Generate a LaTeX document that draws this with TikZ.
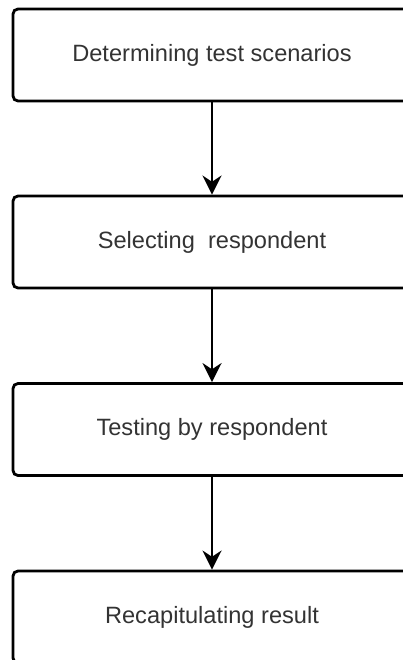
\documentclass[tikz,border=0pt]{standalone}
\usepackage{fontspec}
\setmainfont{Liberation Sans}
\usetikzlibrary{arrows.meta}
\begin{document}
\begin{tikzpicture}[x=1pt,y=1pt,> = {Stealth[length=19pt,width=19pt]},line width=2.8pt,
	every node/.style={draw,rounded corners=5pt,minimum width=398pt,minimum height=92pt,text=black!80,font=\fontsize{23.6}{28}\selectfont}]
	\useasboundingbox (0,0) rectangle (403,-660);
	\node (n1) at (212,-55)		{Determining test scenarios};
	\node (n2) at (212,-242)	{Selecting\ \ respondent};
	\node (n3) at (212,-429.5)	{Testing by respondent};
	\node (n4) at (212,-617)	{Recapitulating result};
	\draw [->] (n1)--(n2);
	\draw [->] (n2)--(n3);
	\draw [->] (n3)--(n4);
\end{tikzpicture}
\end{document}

→ WHAT IS EXPECTED
Transcribe all the lines above exactly, apart from the pictures.

→ ANSWER FOR THIS EXERCISE
Generate a LaTeX document that draws this with TikZ.
\documentclass[tikz,border=0pt]{standalone}
\usepackage{fontspec}
\setmainfont{Liberation Sans}
\usetikzlibrary{arrows.meta}
\begin{document}
\begin{tikzpicture}[x=1pt,y=1pt,> = {Stealth[length=19pt,width=19pt]},line width=2.8pt,
	every node/.style={draw,rounded corners=5pt,minimum width=398pt,minimum height=92pt,text=black!80,font=\fontsize{23.6}{28}\selectfont}]
	\useasboundingbox (0,0) rectangle (403,-660);
	\node (n1) at (212,-55)		{Determining test scenarios};
	\node (n2) at (212,-242)	{Selecting\ \ respondent};
	\node (n3) at (212,-429.5)	{Testing by respondent};
	\node (n4) at (212,-617)	{Recapitulating result};
	\draw [->] (n1)--(n2);
	\draw [->] (n2)--(n3);
	\draw [->] (n3)--(n4);
\end{tikzpicture}
\end{document}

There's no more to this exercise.